DATA FOR THE TASK
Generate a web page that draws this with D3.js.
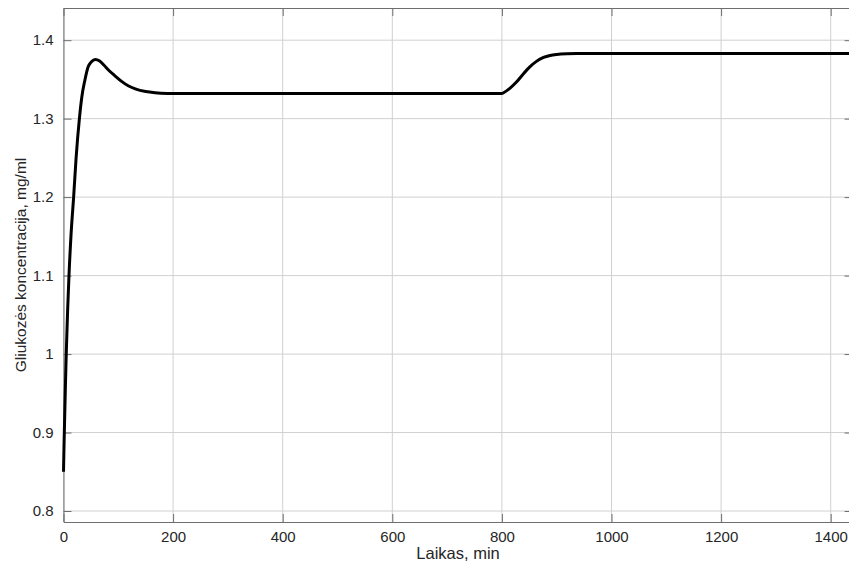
<!DOCTYPE html>
<html>
<head>
<meta charset="utf-8">
<script src="https://cdn.jsdelivr.net/npm/d3@7"></script>
<style>
  body { margin: 0; background: #fff; }
  text { font-family: "Liberation Sans", Arial, Helvetica, sans-serif; }
</style>
</head>
<body>
<div id="chart"></div>
<script>
// time (min) and glucose concentration (mg/ml)
var timeMin = [0, 1, 2, 3.5, 5, 7.5, 10, 14, 18.5, 23, 29, 33.5, 39, 45, 51, 58, 66, 74, 82,
  94, 106, 118, 131, 150, 167, 190, 220, 300, 500, 700, 800, 803, 815, 827, 839, 851, 863,
  876, 888, 900, 918, 937, 1000, 1200, 1440];
var glucose = [0.85, 0.885, 0.915, 0.96, 1.0, 1.055, 1.1, 1.155, 1.2, 1.25, 1.3, 1.328, 1.349,
  1.366, 1.3726, 1.3755, 1.3735, 1.368, 1.362, 1.3545, 1.3475, 1.342, 1.338, 1.3345, 1.333,
  1.3322, 1.332, 1.332, 1.332, 1.332, 1.332, 1.333, 1.339, 1.347, 1.357, 1.366, 1.373,
  1.378, 1.3805, 1.3818, 1.3827, 1.383, 1.383, 1.383, 1.383];

var xTicks = [0, 200, 400, 600, 800, 1000, 1200, 1400];
var yTicks = [0.8, 0.9, 1, 1.1, 1.2, 1.3, 1.4];

var xLabel = "Laikas, min";
var yLabel = "Gliukozės koncentracija, mg/ml";

//setting dimensions and margins
var W = 849, H = 564;
var margin = {top: 8, left: 63.5, bottom: 42};
var plotW = 1440 * 0.548, plotH = H - margin.top - margin.bottom;

var svg = d3.select("#chart").append("svg")
  .attr("width", W).attr("height", H);

var g = svg.append("g")
  .attr("transform", "translate(" + margin.left + "," + margin.top + ")");

var x = d3.scaleLinear().domain([0, 1440]).range([0, plotW]);
var y = d3.scaleLinear().domain([0.786, 1.441]).range([plotH, 0]);

//grid lines
g.selectAll(".vgrid").data(xTicks).enter().append("line")
  .attr("x1", d => x(d)).attr("x2", d => x(d))
  .attr("y1", 0).attr("y2", plotH)
  .attr("stroke", "#d0d0d0").attr("stroke-width", 1);
g.selectAll(".hgrid").data(yTicks).enter().append("line")
  .attr("x1", 0).attr("x2", plotW)
  .attr("y1", d => y(d)).attr("y2", d => y(d))
  .attr("stroke", "#d0d0d0").attr("stroke-width", 1);

//axes (ticks inward, matlab style)
var tk = 8;
var fmt = d3.format("");
var xAxis = g.append("g").attr("transform", "translate(0," + plotH + ")")
  .call(d3.axisBottom(x).tickValues(xTicks).tickFormat(fmt).tickSizeInner(-tk).tickSizeOuter(0).tickPadding(9.5));
var yAxis = g.append("g")
  .call(d3.axisLeft(y).tickValues(yTicks).tickFormat(fmt).tickSizeInner(-tk).tickSizeOuter(0).tickPadding(10));
var xTop = g.append("g")
  .call(d3.axisTop(x).tickValues(xTicks).tickSizeInner(-tk).tickSizeOuter(0).tickFormat(""));
var yRight = g.append("g").attr("transform", "translate(" + plotW + ",0)")
  .call(d3.axisRight(y).tickValues(yTicks).tickSizeInner(-tk).tickSizeOuter(0).tickFormat(""));

[xAxis, yAxis, xTop, yRight].forEach(function(a) {
  a.selectAll(".domain").attr("stroke", "#6e6e6e");
  a.selectAll(".tick line").attr("stroke", "#6e6e6e");
  a.selectAll("text").attr("fill", "#262626").style("font-size", "15px")
    .style("font-family", "'Liberation Sans', Arial, sans-serif");
});

//curve
g.append("path")
  .datum(timeMin.map((t, i) => [t, glucose[i]]))
  .attr("fill", "none")
  .attr("stroke", "#000")
  .attr("stroke-width", 3)
  .attr("stroke-linejoin", "round")
  .attr("d", d3.line().x(d => x(d[0])).y(d => y(d[1])).curve(d3.curveMonotoneX));

//axis labels
svg.append("text")
  .attr("x", margin.left + plotW / 2).attr("y", 559)
  .attr("text-anchor", "middle")
  .style("font-size", "16.5px").attr("fill", "#262626")
  .text(xLabel);

svg.append("text")
  .attr("transform", "translate(26," + (margin.top + plotH / 2) + ") rotate(-90)")
  .attr("text-anchor", "middle")
  .style("font-size", "15.5px").attr("fill", "#262626")
  .text(yLabel);
</script>
</body>
</html>
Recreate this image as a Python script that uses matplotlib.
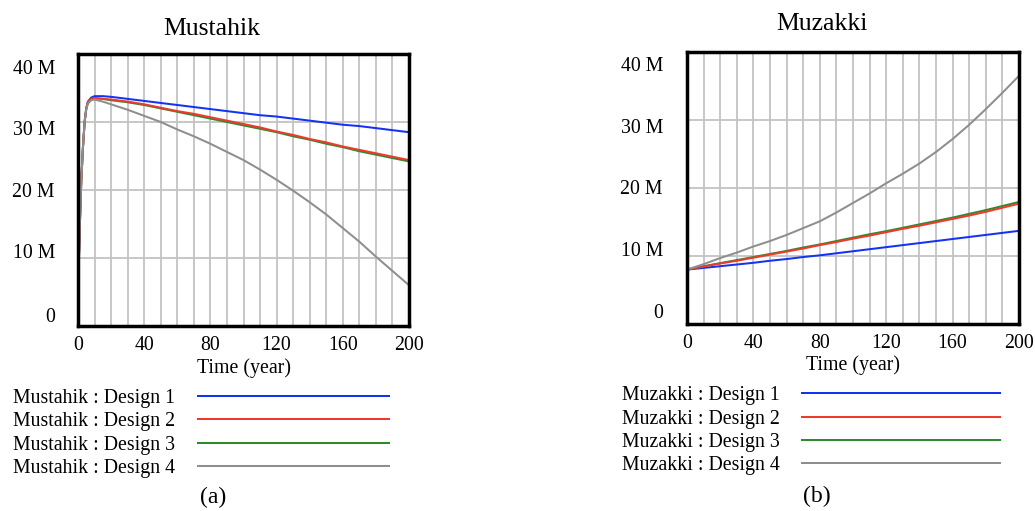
import matplotlib
matplotlib.use("Agg")
import matplotlib.pyplot as plt
from matplotlib.lines import Line2D
import matplotlib.transforms as mtransforms

plt.rcParams['font.family'] = ['Liberation Serif', 'DejaVu Serif']

# ---------------- data ----------------
t_mus = [0, 1, 2, 3, 4, 5, 6, 8, 10, 15, 20, 30, 40, 50, 60, 70, 80, 90, 100,
         110, 120, 130, 140, 150, 160, 170, 180, 190, 200]
mus_d1 = [4.8, 14.0, 21.5, 26.3, 30.0, 32.0, 33.0, 33.6, 33.8, 33.8, 33.7, 33.4, 33.1,
          32.8, 32.5, 32.2, 31.9, 31.6, 31.3, 31.0, 30.8, 30.5, 30.2, 29.9, 29.6,
          29.4, 29.1, 28.8, 28.5]
mus_d2 = [4.8, 14.0, 21.5, 26.3, 30.0, 32.0, 32.9, 33.4, 33.5, 33.4, 33.3, 33.0, 32.6,
          32.1, 31.6, 31.2, 30.7, 30.2, 29.7, 29.2, 28.6, 28.1, 27.5, 27.0, 26.4,
          25.9, 25.4, 24.9, 24.4]
mus_d3 = [4.8, 14.0, 21.5, 26.3, 30.0, 32.0, 32.9, 33.4, 33.5, 33.4, 33.2, 32.9, 32.5,
          32.0, 31.5, 31.0, 30.5, 30.0, 29.5, 29.0, 28.5, 27.9, 27.4, 26.8, 26.3,
          25.7, 25.2, 24.7, 24.2]
mus_d4 = [4.8, 14.0, 21.5, 26.3, 30.0, 31.9, 32.7, 33.2, 33.3, 33.0, 32.6, 31.8, 30.9,
          30.0, 28.9, 27.9, 26.8, 25.6, 24.4, 23.0, 21.5, 19.9, 18.2, 16.4, 14.4,
          12.4, 10.2, 8.1, 6.0]

t_muz = [0, 10, 20, 30, 40, 50, 60, 70, 80, 90, 100, 110, 120, 130, 140, 150,
         160, 170, 180, 190, 200]
muz_d1 = [8.0, 8.25, 8.5, 8.75, 9.0, 9.3, 9.55, 9.85, 10.1, 10.4, 10.7, 11.0, 11.3,
          11.6, 11.9, 12.2, 12.5, 12.8, 13.1, 13.4, 13.7]
muz_d2 = [8.0, 8.45, 8.9, 9.3, 9.75, 10.2, 10.65, 11.1, 11.6, 12.05, 12.55, 13.0,
          13.5, 14.0, 14.45, 14.95, 15.45, 15.95, 16.5, 17.1, 17.7]
muz_d3 = [8.0, 8.5, 8.95, 9.4, 9.85, 10.3, 10.75, 11.25, 11.7, 12.2, 12.7, 13.2,
          13.65, 14.15, 14.65, 15.15, 15.65, 16.2, 16.75, 17.35, 17.95]
muz_d4 = [8.0, 8.8, 9.7, 10.5, 11.4, 12.2, 13.1, 14.1, 15.1, 16.4, 17.8, 19.2, 20.7,
          22.1, 23.6, 25.3, 27.2, 29.3, 31.6, 34.0, 36.5]

designs = ["Design 1", "Design 2", "Design 3", "Design 4"]
colors = ["#1432f5", "#ee3a2c", "#2e8a2e", "#8e8e8e"]
ytick_vals = [0, 10, 20, 30, 40]
ytick_labels = ["0", "10 M", "20 M", "30 M", "40 M"]
xtick_vals = [0, 40, 80, 120, 160, 200]
titles = ["Mustahik", "Muzakki"]
captions = ["(a)", "(b)"]

W, H = 1035, 511
fig = plt.figure(figsize=(W / 100, H / 100), dpi=100)


def fx(px):
    return px / W


def fy(py):
    return (H - py) / H


def make_panel(rect_px, t, series, name, title_xy, xlabel_xy, label_right,
               label_fracs, leg_text_x, leg_line_x, leg_line_y, caption, cap_xy):
    x0, x1, y0, y1 = rect_px
    ax = fig.add_axes([fx(x0), fy(y1), fx(x1 - x0), (y1 - y0) / H])
    for i in [0, 2, 1, 3]:
        ax.plot(t, series[i], color=colors[i], lw=1.45, zorder=3)
    ax.set_xlim(0, 200)
    ax.set_ylim(0, 40)
    grid_x = list(range(0, 201, 10))
    ax.set_xticks(grid_x)
    ax.set_xticklabels([str(v) if v in xtick_vals else "" for v in grid_x], fontsize=14.3)
    ax.set_yticks(ytick_vals)
    ax.set_yticklabels([])
    ax.tick_params(axis='both', length=0, pad=7.5)
    ax.grid(True, color="#c3c3c3", lw=1.3, zorder=1)
    for s in ax.spines.values():
        s.set_color("black")
        s.set_linewidth(2.5)
        s.set_zorder(5)
    trans = mtransforms.blended_transform_factory(fig.transFigure, ax.transAxes)
    for lab, fr in zip(ytick_labels, label_fracs):
        ax.text(fx(label_right), fr, lab, fontsize=14.3, ha='right', va='baseline',
                transform=trans)
    fig.text(fx(title_xy[0]), fy(title_xy[1]), name, fontsize=18.5,
             ha='center', va='baseline')
    fig.text(fx(xlabel_xy[0]), fy(xlabel_xy[1]), "Time (year)", fontsize=14.3,
             ha='center', va='baseline')
    for i, d in enumerate(designs):
        ly = leg_line_y[0] + i * leg_line_y[1]
        fig.text(fx(leg_text_x), fy(ly + 7), f"{name} : {d}", fontsize=14.3,
                 ha='left', va='baseline')
        fig.add_artist(Line2D([fx(leg_line_x[0]), fx(leg_line_x[1])], [fy(ly), fy(ly)],
                              color=colors[i], lw=1.45, transform=fig.transFigure))
    fig.text(fx(cap_xy[0]), fy(cap_xy[1]), caption, fontsize=17,
             ha='center', va='baseline')
    return ax


make_panel((78, 409, 54, 326), t_mus, [mus_d1, mus_d2, mus_d3, mus_d4], titles[0],
           (212, 35), (244, 373), 55, [0.016, 0.249, 0.473, 0.702, 0.926],
           13, (198, 389), (395.7, 23.4), captions[0], (213, 503))
make_panel((687, 1019, 52, 324), t_muz, [muz_d1, muz_d2, muz_d3, muz_d4], titles[1],
           (822, 30), (853, 370), 663, [0.021, 0.25, 0.478, 0.703, 0.931],
           622, (802, 1000), (393.3, 23.35), captions[1], (817, 502))

fig.savefig("out.png", dpi=100, facecolor="white")
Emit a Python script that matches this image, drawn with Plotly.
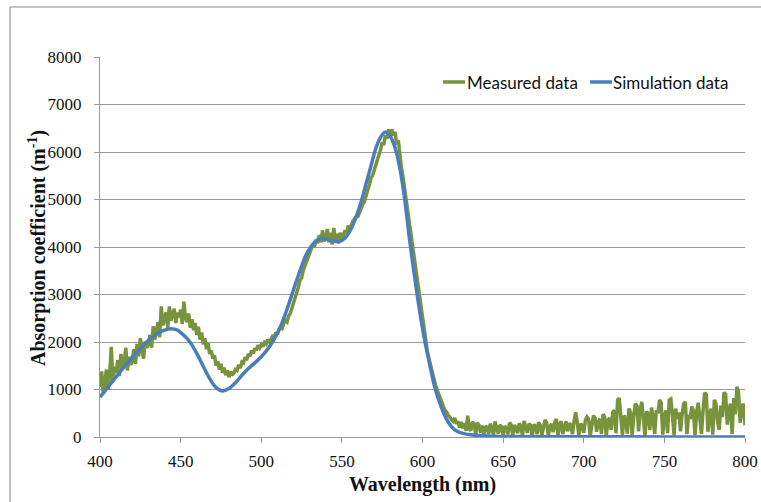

PROBLEM
Scan the lines above for "script", then copy every one that has it.

FULL ANSWER
<script src="https://cdn.jsdelivr.net/npm/d3@7"></script>
<script>
</script>
Recreate this image as a Python script that uses matplotlib.
Emit a Python script that matches this image, drawn with Plotly.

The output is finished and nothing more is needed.